Six Degrees of Freedom (6DOF)
Definition - What does Six Degrees of Freedom (6DOF) mean?
Six degrees of freedom (6DOF) refers to the specific number of axes that a rigid body is able to freely move in three-dimensional space. It defines the number of independent parameters that define the configuration of a mechanical system. Specifically, the body can move in three dimensions, on the X, Y and Z axes, as well as change orientation between those axes though rotation usually called pitch, yaw and roll.
Techopedia explains Six Degrees of Freedom (6DOF)
Six degrees of freedom is a specific parameter count for the number of degrees of freedom an object has in three-dimensional space, such as the real world. It means that there are six parameters or ways that the body can move.
Six degrees of freedom consists of the following movement parameters:
- Translation – Moving along the different axes X, Y and Z
- Moving up and down along the Y axis is called heaving.
- Moving forwards and backwards along the X axis is called surging.
- Moving left and right along the Z axis is called swaying.
- Rotation – Turning in order to face a different axis
- Moving between X and Y is called pitch.
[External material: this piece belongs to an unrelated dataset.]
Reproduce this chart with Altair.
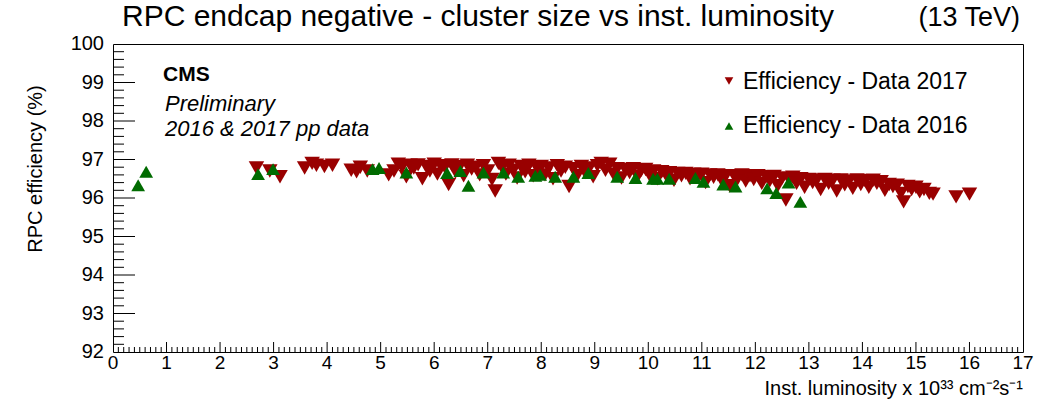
import altair as alt
import pandas as pd

# ---------------- data ----------------
lumi_2017 = [2.68, 2.93, 3.12, 3.58, 3.72, 3.80, 3.95, 4.10, 4.45, 4.55, 4.62, 4.75,
             5.15, 5.25, 5.33, 5.40, 5.48, 5.55, 5.62, 5.70, 5.78, 5.85, 5.92, 6.00,
             6.06, 6.12, 6.20, 6.27, 6.33, 6.40, 6.48, 6.55, 6.62, 6.70, 6.78, 6.85,
             6.92, 7.00, 7.08, 7.14, 7.20, 7.27, 7.34, 7.40, 7.48, 7.55, 7.62, 7.70,
             7.77, 7.85, 7.92, 8.00, 8.07, 8.14, 8.22, 8.30, 8.37, 8.45, 8.52, 8.60,
             8.67, 8.75, 8.82, 8.90, 8.97, 9.05, 9.12, 9.20, 9.28, 9.35, 9.42, 9.50,
             9.57, 9.65, 9.72, 9.80, 9.87, 9.95, 10.02, 10.10, 10.17, 10.25, 10.32, 10.40,
             10.48, 10.55, 10.62, 10.70, 10.78, 10.85, 10.92, 11.00, 11.07, 11.15, 11.22, 11.30,
             11.37, 11.45, 11.52, 11.60, 11.67, 11.75, 11.82, 11.90, 11.97, 12.05, 12.12, 12.20,
             12.27, 12.35, 12.42, 12.50, 12.57, 12.63, 12.70, 12.77, 12.85, 12.92, 13.00, 13.07,
             13.15, 13.22, 13.30, 13.37, 13.45, 13.52, 13.60, 13.67, 13.75, 13.82, 13.90, 13.97,
             14.05, 14.12, 14.20, 14.27, 14.35, 14.42, 14.50, 14.57, 14.65, 14.72, 14.77, 14.85,
             14.92, 15.00, 15.07, 15.15, 15.25, 15.32, 15.75, 16.00]
eff_2017 = [96.78, 96.70, 96.55, 96.78, 96.90, 96.85, 96.82, 96.85, 96.72, 96.68, 96.80, 96.70,
            96.60, 96.70, 96.88, 96.80, 96.55, 96.85, 96.78, 96.86, 96.50, 96.82, 96.70, 96.88,
            96.62, 96.84, 96.80, 96.35, 96.86, 96.68, 96.82, 96.58, 96.85, 96.75, 96.80, 96.60,
            96.84, 96.70, 96.48, 96.18, 96.90, 96.80, 96.62, 96.85, 96.72, 96.52, 96.82, 96.68,
            96.85, 96.58, 96.78, 96.82, 96.60, 96.78, 96.50, 96.84, 96.70, 96.80, 96.30, 96.76,
            96.58, 96.82, 96.66, 96.78, 96.55, 96.84, 96.90, 96.72, 96.88, 96.62, 96.76, 96.52,
            96.74, 96.66, 96.76, 96.56, 96.72, 96.74, 96.60, 96.70, 96.50, 96.68, 96.62, 96.66,
            96.46, 96.64, 96.58, 96.64, 96.50, 96.62, 96.55, 96.62, 96.40, 96.60, 96.54, 96.60,
            96.46, 96.58, 96.32, 96.58, 96.50, 96.60, 96.44, 96.58, 96.48, 96.58, 96.38, 96.55,
            96.45, 96.56, 96.32, 96.52, 95.95, 96.48, 96.54, 96.38, 96.50, 96.28, 96.48, 96.40,
            96.47, 96.22, 96.48, 96.38, 96.46, 96.18, 96.47, 96.34, 96.44, 96.25, 96.47, 96.35,
            96.45, 96.28, 96.46, 96.38, 96.42, 96.20, 96.35, 96.30, 96.33, 96.12, 95.90, 96.30,
            96.22, 96.28, 96.16, 96.22, 96.12, 96.10, 96.03, 96.10]

lumi_2016 = [0.47, 0.62, 2.71, 2.99, 4.85, 4.97, 5.48, 6.24, 6.49, 6.64, 6.92, 7.29,
             7.57, 7.89, 7.98, 8.26, 8.60, 8.88, 9.42, 9.76, 10.09, 10.17, 10.39, 10.88,
             11.03, 11.40, 11.63, 12.22, 12.39, 12.62, 12.84]
eff_2016 = [96.33, 96.68, 96.62, 96.75, 96.75, 96.78, 96.66, 96.65, 96.70, 96.32, 96.66, 96.66,
            96.55, 96.58, 96.60, 96.55, 96.55, 96.65, 96.55, 96.52, 96.50, 96.50, 96.50, 96.52,
            96.42, 96.35, 96.30, 96.25, 96.13, 96.40, 95.90]

x_major = list(range(0, 18))
y_major = [92, 93, 94, 95, 96, 97, 98, 99, 100]
x_minor = [round(i / 10, 1) for i in range(0, 171) if i % 10 != 0]
y_minor = [round(92 + i / 5, 1) for i in range(0, 41) if i % 5 != 0]

RED = "#990000"
GREEN = "#006b00"
FONT = "Liberation Sans"

W, H = 910, 308

xscale = alt.Scale(domain=[0, 17], nice=False, zero=False)
yscale = alt.Scale(domain=[92, 100], nice=False, zero=False)

df17 = pd.DataFrame({"lumi": lumi_2017, "eff": eff_2017})
df16 = pd.DataFrame({"lumi": lumi_2016, "eff": eff_2016})
one = pd.DataFrame({"a": [0]})

NOAX = None

# tick labels drawn as text through the scales
ylab = alt.Chart(pd.DataFrame({"v": y_major})).mark_text(
    font=FONT, fontSize=20, align="right", baseline="middle", color="black").encode(
    y=alt.Y("v:Q", scale=yscale, axis=NOAX), x=alt.value(-9), text=alt.Text("v:Q", format="d"))
xlab = alt.Chart(pd.DataFrame({"v": x_major})).mark_text(
    font=FONT, fontSize=19, align="center", baseline="top", color="black").encode(
    x=alt.X("v:Q", scale=xscale, axis=NOAX), y=alt.value(H + 2), text=alt.Text("v:Q", format="d"))

ymaj = alt.Chart(pd.DataFrame({"v": y_major[1:-1]})).mark_rule(color="black", strokeWidth=1).encode(
    y=alt.Y("v:Q", scale=yscale, axis=NOAX), x=alt.value(0), x2=alt.value(22))
ymin = alt.Chart(pd.DataFrame({"v": y_minor})).mark_rule(color="black", strokeWidth=1).encode(
    y=alt.Y("v:Q", scale=yscale, axis=NOAX), x=alt.value(0), x2=alt.value(11))
xmaj = alt.Chart(pd.DataFrame({"v": x_major[1:-1]})).mark_rule(color="black", strokeWidth=1).encode(
    x=alt.X("v:Q", scale=xscale, axis=NOAX), y=alt.value(H), y2=alt.value(H - 10))
xmin = alt.Chart(pd.DataFrame({"v": x_minor})).mark_rule(color="black", strokeWidth=1).encode(
    x=alt.X("v:Q", scale=xscale, axis=NOAX), y=alt.value(H), y2=alt.value(H - 5))

pts17 = alt.Chart(df17).mark_point(shape="triangle-down", filled=True, color=RED, opacity=1, size=240).encode(
    x=alt.X("lumi:Q", scale=xscale, axis=NOAX), y=alt.Y("eff:Q", scale=yscale, axis=NOAX))
pts16 = alt.Chart(df16).mark_point(shape="triangle-up", filled=True, color=GREEN, opacity=1, size=190).encode(
    x=alt.X("lumi:Q", scale=xscale, axis=NOAX), y=alt.Y("eff:Q", scale=yscale, axis=NOAX))


def txt(text, x, y, size, align="left", weight="normal", style="normal", angle=0, baseline="middle"):
    kw = dict(text=text, fontSize=size, font=FONT, align=align, baseline=baseline,
              fontWeight=weight, fontStyle=style, color="black")
    if angle:
        kw["angle"] = angle
    return alt.Chart(one).mark_text(**kw).encode(x=alt.value(x), y=alt.value(y))


OX, OY = 113, 44  # plot origin in page pixels

texts = [
    txt("RPC endcap negative - cluster size vs inst. luminosity", 122 - OX, 17 - OY, 30),
    txt("(13 TeV)", 1020 - OX, 18 - OY, 27, align="right"),
    txt("RPC efficiency (%)", 36 - OX, 169 - OY, 20, align="center", angle=270),
    txt("Inst. luminosity x 10³³ cm⁻²s⁻¹", 1023 - OX, 389 - OY, 20, align="right"),
    txt("CMS", 163 - OX, 75 - OY, 21, weight="bold"),
    txt("Preliminary", 165 - OX, 104 - OY, 22, style="italic"),
    txt("2016 & 2017 pp data", 165 - OX, 129 - OY, 22, style="italic"),
    txt("Efficiency - Data 2017", 743 - OX, 82 - OY, 23),
    txt("Efficiency - Data 2016", 743 - OX, 126 - OY, 23),
]

leg17 = alt.Chart(one).mark_point(shape="triangle-down", filled=True, color=RED, opacity=1, size=75).encode(
    x=alt.value(729 - OX), y=alt.value(81 - OY))
leg16 = alt.Chart(one).mark_point(shape="triangle-up", filled=True, color=GREEN, opacity=1, size=75).encode(
    x=alt.value(729 - OX), y=alt.value(126 - OY))

chart = alt.layer(ymin, ymaj, xmin, xmaj, ylab, xlab, pts17, pts16, leg17, leg16, *texts).properties(
    width=W, height=H,
    autosize=alt.AutoSizeParams(type="none"),
    padding={"left": OX, "top": OY, "right": 1039 - OX - W, "bottom": 411 - OY - H},
    background="white",
).configure_view(stroke="black", strokeWidth=1)

chart.save("out.html", embed_options={"renderer": "svg", "actions": False})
- Moving between X and Z is called yaw.
- Moving between Z and Y is called roll.
A very good example of an object that has 6DOF is an airplane. It can move freely in three-dimensional space, with the two horizontal axes as X and Z while the vertical axis is Y. If it needs to face up or down, it needs to change the orientation of its nose from horizontal X to Y, which is called pitch. If the plane needs to turn from the X axis to the Z axis without changing the orientation of its body, it can do a yaw by using its rudder so the wings remain horizontal while the nose starts to point to the Z axis. Finally, since it is often assumed that the X orientation is always where the nose is facing with regards to the plane, moving the plane from X to Y will make it roll, hence the term. The pilot can then combine any of these parameters of movement to execute maneuvers.
This concept is often used in engineering and robotics. Most game console controllers sense 6DOF input from the controller’s thumb stick, and this is the same for many remote-controlled toys. Cell phones have 6DOF sensors that track the movement of the phone. In robotics, robots can have more than six degrees of freedom, as the individual modules can be considered separate and aggregate at the same time, meaning that each segment’s DOF contributes to the whole. So a robotic arm with three segments and each jointed segment having six degrees of freedom, it can be said that the robot arm has 18 degrees of freedom.